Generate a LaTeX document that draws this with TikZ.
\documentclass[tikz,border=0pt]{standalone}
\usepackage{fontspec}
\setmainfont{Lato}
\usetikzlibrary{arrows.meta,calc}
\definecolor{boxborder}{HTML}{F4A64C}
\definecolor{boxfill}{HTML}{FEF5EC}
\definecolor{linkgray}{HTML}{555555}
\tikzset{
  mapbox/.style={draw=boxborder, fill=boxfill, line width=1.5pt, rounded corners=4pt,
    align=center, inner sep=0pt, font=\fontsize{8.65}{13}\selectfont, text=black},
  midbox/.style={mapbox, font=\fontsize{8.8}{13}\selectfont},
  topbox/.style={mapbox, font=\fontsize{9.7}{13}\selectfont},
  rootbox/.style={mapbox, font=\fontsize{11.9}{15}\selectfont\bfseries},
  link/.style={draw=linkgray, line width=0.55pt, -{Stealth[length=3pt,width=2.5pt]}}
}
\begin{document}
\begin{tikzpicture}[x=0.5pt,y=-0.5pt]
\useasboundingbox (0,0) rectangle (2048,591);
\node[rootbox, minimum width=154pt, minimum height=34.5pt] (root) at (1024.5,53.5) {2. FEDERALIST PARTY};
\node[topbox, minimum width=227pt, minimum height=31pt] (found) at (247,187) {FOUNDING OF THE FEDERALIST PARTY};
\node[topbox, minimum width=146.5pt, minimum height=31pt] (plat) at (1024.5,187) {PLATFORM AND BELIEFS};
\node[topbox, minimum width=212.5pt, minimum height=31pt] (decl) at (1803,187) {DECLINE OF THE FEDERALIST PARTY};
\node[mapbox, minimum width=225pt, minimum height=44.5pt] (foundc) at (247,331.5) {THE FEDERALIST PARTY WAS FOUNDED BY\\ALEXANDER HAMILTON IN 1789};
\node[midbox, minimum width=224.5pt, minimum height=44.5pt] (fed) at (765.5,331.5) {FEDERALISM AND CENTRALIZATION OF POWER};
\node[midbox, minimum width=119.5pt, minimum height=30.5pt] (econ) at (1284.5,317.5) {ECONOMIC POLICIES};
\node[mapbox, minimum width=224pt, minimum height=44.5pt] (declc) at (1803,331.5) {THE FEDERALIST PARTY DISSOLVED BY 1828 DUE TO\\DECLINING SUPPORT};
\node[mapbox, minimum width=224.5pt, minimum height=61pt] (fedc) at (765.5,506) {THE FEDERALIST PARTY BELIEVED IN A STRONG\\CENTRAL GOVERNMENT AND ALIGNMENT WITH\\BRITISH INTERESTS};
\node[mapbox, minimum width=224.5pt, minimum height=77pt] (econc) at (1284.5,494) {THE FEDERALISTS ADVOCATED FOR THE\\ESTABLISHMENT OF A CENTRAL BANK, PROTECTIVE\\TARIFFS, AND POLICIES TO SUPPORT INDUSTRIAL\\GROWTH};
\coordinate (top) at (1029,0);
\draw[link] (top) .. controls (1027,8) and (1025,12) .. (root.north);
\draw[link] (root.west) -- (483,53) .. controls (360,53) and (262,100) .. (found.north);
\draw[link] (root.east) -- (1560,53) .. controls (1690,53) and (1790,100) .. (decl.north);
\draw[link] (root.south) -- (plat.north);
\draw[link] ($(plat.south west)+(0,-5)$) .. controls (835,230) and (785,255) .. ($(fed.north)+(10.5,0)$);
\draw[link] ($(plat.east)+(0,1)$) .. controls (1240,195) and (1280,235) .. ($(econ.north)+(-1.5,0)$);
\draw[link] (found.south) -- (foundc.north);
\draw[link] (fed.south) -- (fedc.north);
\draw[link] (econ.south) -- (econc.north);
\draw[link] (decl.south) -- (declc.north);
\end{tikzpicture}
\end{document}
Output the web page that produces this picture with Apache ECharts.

---+---

**What to work on:** Transcribe the records above exactly as they appear.

**Response to the exercise:**
Generate a LaTeX document that draws this with TikZ.
\documentclass[tikz,border=0pt]{standalone}
\usepackage{fontspec}
\setmainfont{Lato}
\usetikzlibrary{arrows.meta,calc}
\definecolor{boxborder}{HTML}{F4A64C}
\definecolor{boxfill}{HTML}{FEF5EC}
\definecolor{linkgray}{HTML}{555555}
\tikzset{
  mapbox/.style={draw=boxborder, fill=boxfill, line width=1.5pt, rounded corners=4pt,
    align=center, inner sep=0pt, font=\fontsize{8.65}{13}\selectfont, text=black},
  midbox/.style={mapbox, font=\fontsize{8.8}{13}\selectfont},
  topbox/.style={mapbox, font=\fontsize{9.7}{13}\selectfont},
  rootbox/.style={mapbox, font=\fontsize{11.9}{15}\selectfont\bfseries},
  link/.style={draw=linkgray, line width=0.55pt, -{Stealth[length=3pt,width=2.5pt]}}
}
\begin{document}
\begin{tikzpicture}[x=0.5pt,y=-0.5pt]
\useasboundingbox (0,0) rectangle (2048,591);
\node[rootbox, minimum width=154pt, minimum height=34.5pt] (root) at (1024.5,53.5) {2. FEDERALIST PARTY};
\node[topbox, minimum width=227pt, minimum height=31pt] (found) at (247,187) {FOUNDING OF THE FEDERALIST PARTY};
\node[topbox, minimum width=146.5pt, minimum height=31pt] (plat) at (1024.5,187) {PLATFORM AND BELIEFS};
\node[topbox, minimum width=212.5pt, minimum height=31pt] (decl) at (1803,187) {DECLINE OF THE FEDERALIST PARTY};
\node[mapbox, minimum width=225pt, minimum height=44.5pt] (foundc) at (247,331.5) {THE FEDERALIST PARTY WAS FOUNDED BY\\ALEXANDER HAMILTON IN 1789};
\node[midbox, minimum width=224.5pt, minimum height=44.5pt] (fed) at (765.5,331.5) {FEDERALISM AND CENTRALIZATION OF POWER};
\node[midbox, minimum width=119.5pt, minimum height=30.5pt] (econ) at (1284.5,317.5) {ECONOMIC POLICIES};
\node[mapbox, minimum width=224pt, minimum height=44.5pt] (declc) at (1803,331.5) {THE FEDERALIST PARTY DISSOLVED BY 1828 DUE TO\\DECLINING SUPPORT};
\node[mapbox, minimum width=224.5pt, minimum height=61pt] (fedc) at (765.5,506) {THE FEDERALIST PARTY BELIEVED IN A STRONG\\CENTRAL GOVERNMENT AND ALIGNMENT WITH\\BRITISH INTERESTS};
\node[mapbox, minimum width=224.5pt, minimum height=77pt] (econc) at (1284.5,494) {THE FEDERALISTS ADVOCATED FOR THE\\ESTABLISHMENT OF A CENTRAL BANK, PROTECTIVE\\TARIFFS, AND POLICIES TO SUPPORT INDUSTRIAL\\GROWTH};
\coordinate (top) at (1029,0);
\draw[link] (top) .. controls (1027,8) and (1025,12) .. (root.north);
\draw[link] (root.west) -- (483,53) .. controls (360,53) and (262,100) .. (found.north);
\draw[link] (root.east) -- (1560,53) .. controls (1690,53) and (1790,100) .. (decl.north);
\draw[link] (root.south) -- (plat.north);
\draw[link] ($(plat.south west)+(0,-5)$) .. controls (835,230) and (785,255) .. ($(fed.north)+(10.5,0)$);
\draw[link] ($(plat.east)+(0,1)$) .. controls (1240,195) and (1280,235) .. ($(econ.north)+(-1.5,0)$);
\draw[link] (found.south) -- (foundc.north);
\draw[link] (fed.south) -- (fedc.north);
\draw[link] (econ.south) -- (econc.north);
\draw[link] (decl.south) -- (declc.north);
\end{tikzpicture}
\end{document}
Output the web page that produces this picture with Apache ECharts.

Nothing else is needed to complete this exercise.